#### RAW DATA:
----------------

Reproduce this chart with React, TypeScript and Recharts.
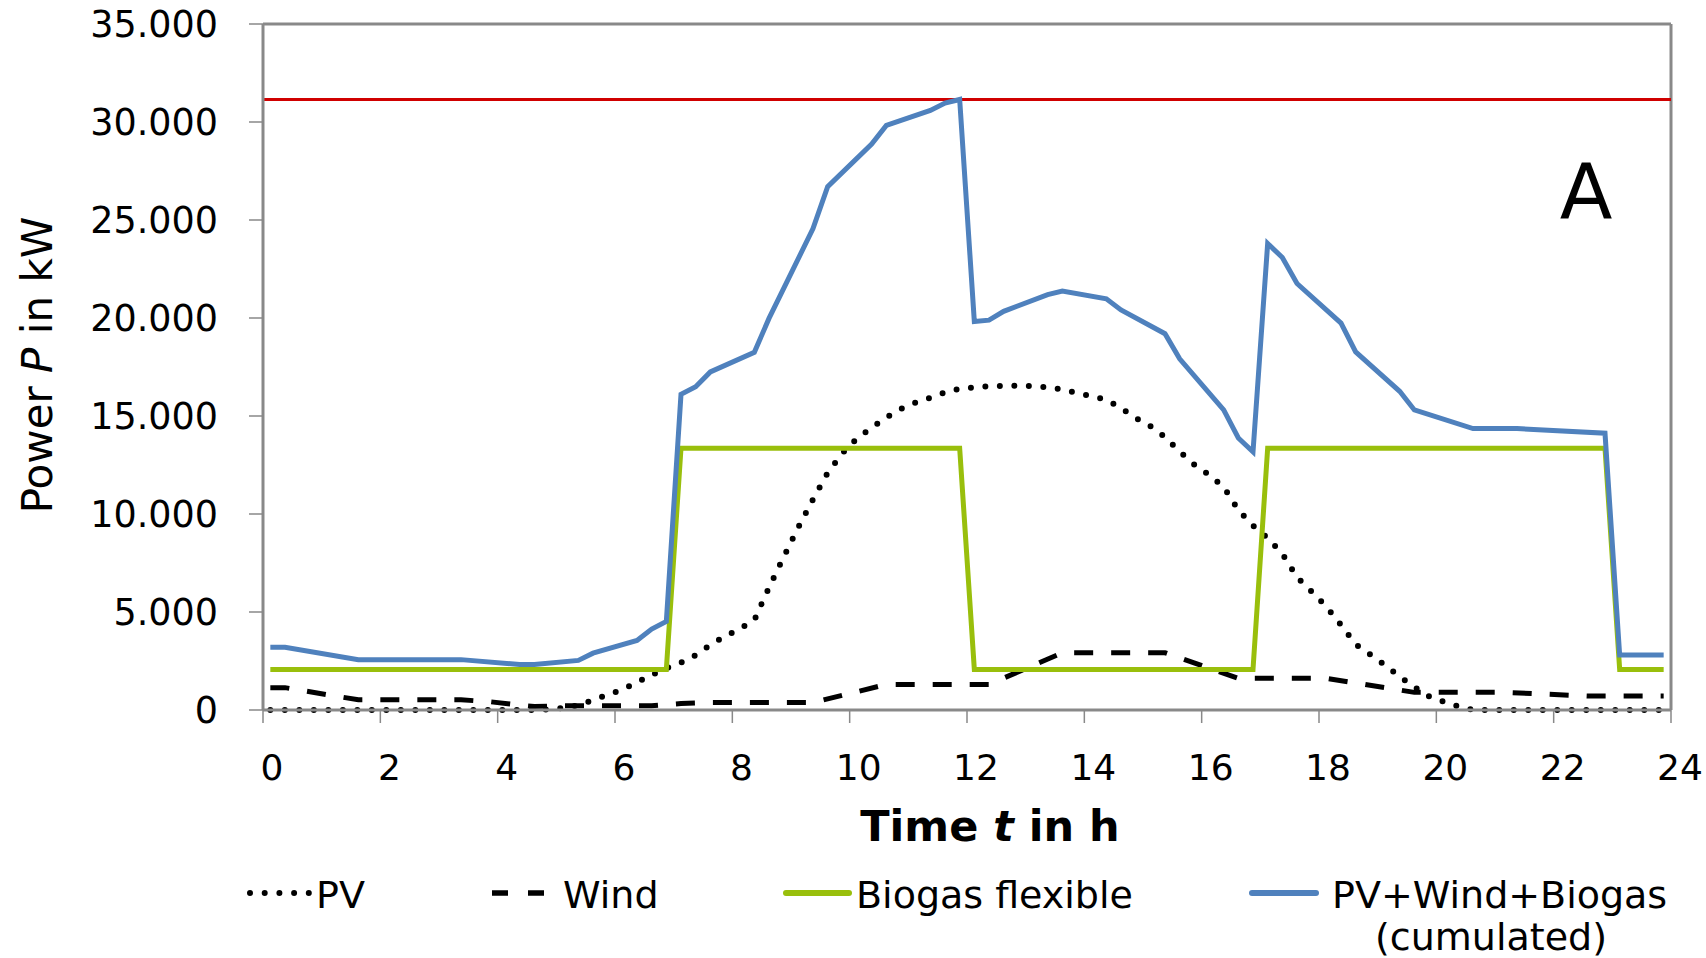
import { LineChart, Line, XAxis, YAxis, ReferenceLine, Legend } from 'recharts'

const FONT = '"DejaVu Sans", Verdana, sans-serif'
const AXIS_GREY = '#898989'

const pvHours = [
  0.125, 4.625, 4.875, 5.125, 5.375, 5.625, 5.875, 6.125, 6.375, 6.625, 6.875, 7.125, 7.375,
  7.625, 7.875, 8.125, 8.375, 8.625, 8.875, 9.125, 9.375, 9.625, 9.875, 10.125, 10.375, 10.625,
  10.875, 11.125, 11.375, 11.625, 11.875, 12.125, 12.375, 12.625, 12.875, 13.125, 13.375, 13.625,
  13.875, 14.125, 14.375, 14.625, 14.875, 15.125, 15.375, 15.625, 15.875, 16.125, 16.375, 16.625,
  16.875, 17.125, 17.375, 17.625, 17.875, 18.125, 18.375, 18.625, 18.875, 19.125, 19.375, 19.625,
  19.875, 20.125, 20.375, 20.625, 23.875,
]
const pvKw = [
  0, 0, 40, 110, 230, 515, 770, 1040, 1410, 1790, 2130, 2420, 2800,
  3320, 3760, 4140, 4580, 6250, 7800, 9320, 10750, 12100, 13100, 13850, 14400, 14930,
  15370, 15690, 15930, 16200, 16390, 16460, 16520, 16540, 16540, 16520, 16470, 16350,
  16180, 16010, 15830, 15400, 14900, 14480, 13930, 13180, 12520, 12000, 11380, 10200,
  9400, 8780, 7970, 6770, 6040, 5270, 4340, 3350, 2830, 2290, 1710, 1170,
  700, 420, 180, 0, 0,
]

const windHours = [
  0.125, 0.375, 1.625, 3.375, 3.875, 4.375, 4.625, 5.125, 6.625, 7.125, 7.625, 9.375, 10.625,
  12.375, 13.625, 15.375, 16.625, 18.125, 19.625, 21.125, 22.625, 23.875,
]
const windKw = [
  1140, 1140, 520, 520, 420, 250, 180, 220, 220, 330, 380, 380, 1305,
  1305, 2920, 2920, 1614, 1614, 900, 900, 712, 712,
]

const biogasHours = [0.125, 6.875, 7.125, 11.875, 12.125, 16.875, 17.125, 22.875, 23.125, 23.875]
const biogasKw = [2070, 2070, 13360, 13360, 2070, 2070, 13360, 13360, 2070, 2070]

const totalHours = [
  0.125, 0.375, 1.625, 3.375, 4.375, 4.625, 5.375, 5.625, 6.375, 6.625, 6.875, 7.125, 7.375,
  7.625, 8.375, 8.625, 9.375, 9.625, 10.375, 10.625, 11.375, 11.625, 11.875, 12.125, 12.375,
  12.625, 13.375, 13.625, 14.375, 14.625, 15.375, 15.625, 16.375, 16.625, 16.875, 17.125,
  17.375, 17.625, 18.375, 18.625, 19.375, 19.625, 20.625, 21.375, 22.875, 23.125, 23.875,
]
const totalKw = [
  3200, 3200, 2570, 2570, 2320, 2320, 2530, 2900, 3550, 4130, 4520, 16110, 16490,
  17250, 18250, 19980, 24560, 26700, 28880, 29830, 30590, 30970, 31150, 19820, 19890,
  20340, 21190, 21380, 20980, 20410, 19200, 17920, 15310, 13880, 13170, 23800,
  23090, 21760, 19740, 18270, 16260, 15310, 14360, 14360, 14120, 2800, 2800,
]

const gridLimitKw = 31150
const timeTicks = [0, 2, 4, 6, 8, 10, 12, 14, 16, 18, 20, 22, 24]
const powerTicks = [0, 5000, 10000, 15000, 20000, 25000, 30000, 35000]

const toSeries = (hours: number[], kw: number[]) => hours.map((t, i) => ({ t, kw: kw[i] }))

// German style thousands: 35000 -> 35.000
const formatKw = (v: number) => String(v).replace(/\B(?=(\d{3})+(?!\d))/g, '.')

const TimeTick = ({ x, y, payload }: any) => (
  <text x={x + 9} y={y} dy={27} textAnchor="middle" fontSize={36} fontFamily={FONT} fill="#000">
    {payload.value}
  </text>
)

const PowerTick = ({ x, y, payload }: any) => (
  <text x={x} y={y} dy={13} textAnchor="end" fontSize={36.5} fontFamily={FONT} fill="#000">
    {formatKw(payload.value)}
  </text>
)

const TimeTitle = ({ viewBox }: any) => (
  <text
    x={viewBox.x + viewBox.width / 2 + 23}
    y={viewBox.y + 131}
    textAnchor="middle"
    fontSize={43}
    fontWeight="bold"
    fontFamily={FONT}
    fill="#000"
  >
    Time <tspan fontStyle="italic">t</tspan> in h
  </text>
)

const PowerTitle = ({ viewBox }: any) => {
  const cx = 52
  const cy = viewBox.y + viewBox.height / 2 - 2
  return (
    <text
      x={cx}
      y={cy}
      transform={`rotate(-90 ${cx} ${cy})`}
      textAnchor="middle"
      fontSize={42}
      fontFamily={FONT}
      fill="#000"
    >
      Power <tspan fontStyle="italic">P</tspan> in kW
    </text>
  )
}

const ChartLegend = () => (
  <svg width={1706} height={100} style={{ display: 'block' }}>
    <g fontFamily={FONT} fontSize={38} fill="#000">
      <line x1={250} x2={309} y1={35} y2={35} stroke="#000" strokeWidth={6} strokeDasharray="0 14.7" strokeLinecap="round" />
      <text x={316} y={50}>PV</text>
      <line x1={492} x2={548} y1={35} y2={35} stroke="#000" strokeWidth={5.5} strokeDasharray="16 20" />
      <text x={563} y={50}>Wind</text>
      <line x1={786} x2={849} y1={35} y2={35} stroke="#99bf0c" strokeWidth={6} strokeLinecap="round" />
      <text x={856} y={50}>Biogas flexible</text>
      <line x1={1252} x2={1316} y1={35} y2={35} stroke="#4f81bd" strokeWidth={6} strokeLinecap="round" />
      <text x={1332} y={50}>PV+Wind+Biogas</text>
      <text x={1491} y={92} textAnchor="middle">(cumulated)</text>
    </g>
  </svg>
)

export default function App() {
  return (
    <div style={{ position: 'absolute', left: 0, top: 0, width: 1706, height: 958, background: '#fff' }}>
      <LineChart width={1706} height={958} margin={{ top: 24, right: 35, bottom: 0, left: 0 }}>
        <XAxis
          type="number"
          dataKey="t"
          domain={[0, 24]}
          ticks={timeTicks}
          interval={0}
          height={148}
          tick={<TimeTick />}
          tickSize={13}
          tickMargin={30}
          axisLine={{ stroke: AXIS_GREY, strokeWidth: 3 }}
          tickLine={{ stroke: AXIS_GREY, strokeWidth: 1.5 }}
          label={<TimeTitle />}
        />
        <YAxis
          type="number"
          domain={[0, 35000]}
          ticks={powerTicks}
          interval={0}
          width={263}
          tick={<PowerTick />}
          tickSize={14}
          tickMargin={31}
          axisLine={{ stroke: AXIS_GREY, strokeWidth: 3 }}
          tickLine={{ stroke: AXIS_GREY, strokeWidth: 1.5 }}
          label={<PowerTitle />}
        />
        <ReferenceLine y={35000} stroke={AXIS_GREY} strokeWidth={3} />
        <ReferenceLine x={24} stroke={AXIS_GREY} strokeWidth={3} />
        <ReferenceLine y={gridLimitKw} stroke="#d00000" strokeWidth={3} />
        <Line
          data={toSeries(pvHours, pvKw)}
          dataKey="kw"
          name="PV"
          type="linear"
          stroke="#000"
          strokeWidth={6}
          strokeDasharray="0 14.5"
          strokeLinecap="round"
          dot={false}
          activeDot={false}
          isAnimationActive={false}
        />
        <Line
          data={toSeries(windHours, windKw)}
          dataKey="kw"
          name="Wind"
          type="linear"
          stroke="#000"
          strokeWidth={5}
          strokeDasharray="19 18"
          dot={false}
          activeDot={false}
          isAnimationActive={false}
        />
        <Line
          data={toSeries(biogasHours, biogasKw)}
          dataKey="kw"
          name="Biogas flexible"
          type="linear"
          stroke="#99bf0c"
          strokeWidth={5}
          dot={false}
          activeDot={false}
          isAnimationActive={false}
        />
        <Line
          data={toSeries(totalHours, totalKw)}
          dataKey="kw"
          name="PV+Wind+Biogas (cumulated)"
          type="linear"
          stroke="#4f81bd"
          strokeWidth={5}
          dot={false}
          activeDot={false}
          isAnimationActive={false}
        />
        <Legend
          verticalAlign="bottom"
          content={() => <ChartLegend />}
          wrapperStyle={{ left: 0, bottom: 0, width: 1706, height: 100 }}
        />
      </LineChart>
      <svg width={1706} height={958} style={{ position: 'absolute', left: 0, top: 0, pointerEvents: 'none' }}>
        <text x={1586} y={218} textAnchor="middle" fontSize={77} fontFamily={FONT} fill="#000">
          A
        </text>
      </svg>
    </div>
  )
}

----------------

#### GIVEN REQUEST:
Exactly as they appear, print the lines of the listing above from its first line through the line that contains "13360, 2070, 2070]", minus the pictures.

#### EXERCISE OUTPUT:
Reproduce this chart with React, TypeScript and Recharts.
import { LineChart, Line, XAxis, YAxis, ReferenceLine, Legend } from 'recharts'

const FONT = '"DejaVu Sans", Verdana, sans-serif'
const AXIS_GREY = '#898989'

const pvHours = [
  0.125, 4.625, 4.875, 5.125, 5.375, 5.625, 5.875, 6.125, 6.375, 6.625, 6.875, 7.125, 7.375,
  7.625, 7.875, 8.125, 8.375, 8.625, 8.875, 9.125, 9.375, 9.625, 9.875, 10.125, 10.375, 10.625,
  10.875, 11.125, 11.375, 11.625, 11.875, 12.125, 12.375, 12.625, 12.875, 13.125, 13.375, 13.625,
  13.875, 14.125, 14.375, 14.625, 14.875, 15.125, 15.375, 15.625, 15.875, 16.125, 16.375, 16.625,
  16.875, 17.125, 17.375, 17.625, 17.875, 18.125, 18.375, 18.625, 18.875, 19.125, 19.375, 19.625,
  19.875, 20.125, 20.375, 20.625, 23.875,
]
const pvKw = [
  0, 0, 40, 110, 230, 515, 770, 1040, 1410, 1790, 2130, 2420, 2800,
  3320, 3760, 4140, 4580, 6250, 7800, 9320, 10750, 12100, 13100, 13850, 14400, 14930,
  15370, 15690, 15930, 16200, 16390, 16460, 16520, 16540, 16540, 16520, 16470, 16350,
  16180, 16010, 15830, 15400, 14900, 14480, 13930, 13180, 12520, 12000, 11380, 10200,
  9400, 8780, 7970, 6770, 6040, 5270, 4340, 3350, 2830, 2290, 1710, 1170,
  700, 420, 180, 0, 0,
]

const windHours = [
  0.125, 0.375, 1.625, 3.375, 3.875, 4.375, 4.625, 5.125, 6.625, 7.125, 7.625, 9.375, 10.625,
  12.375, 13.625, 15.375, 16.625, 18.125, 19.625, 21.125, 22.625, 23.875,
]
const windKw = [
  1140, 1140, 520, 520, 420, 250, 180, 220, 220, 330, 380, 380, 1305,
  1305, 2920, 2920, 1614, 1614, 900, 900, 712, 712,
]

const biogasHours = [0.125, 6.875, 7.125, 11.875, 12.125, 16.875, 17.125, 22.875, 23.125, 23.875]
const biogasKw = [2070, 2070, 13360, 13360, 2070, 2070, 13360, 13360, 2070, 2070]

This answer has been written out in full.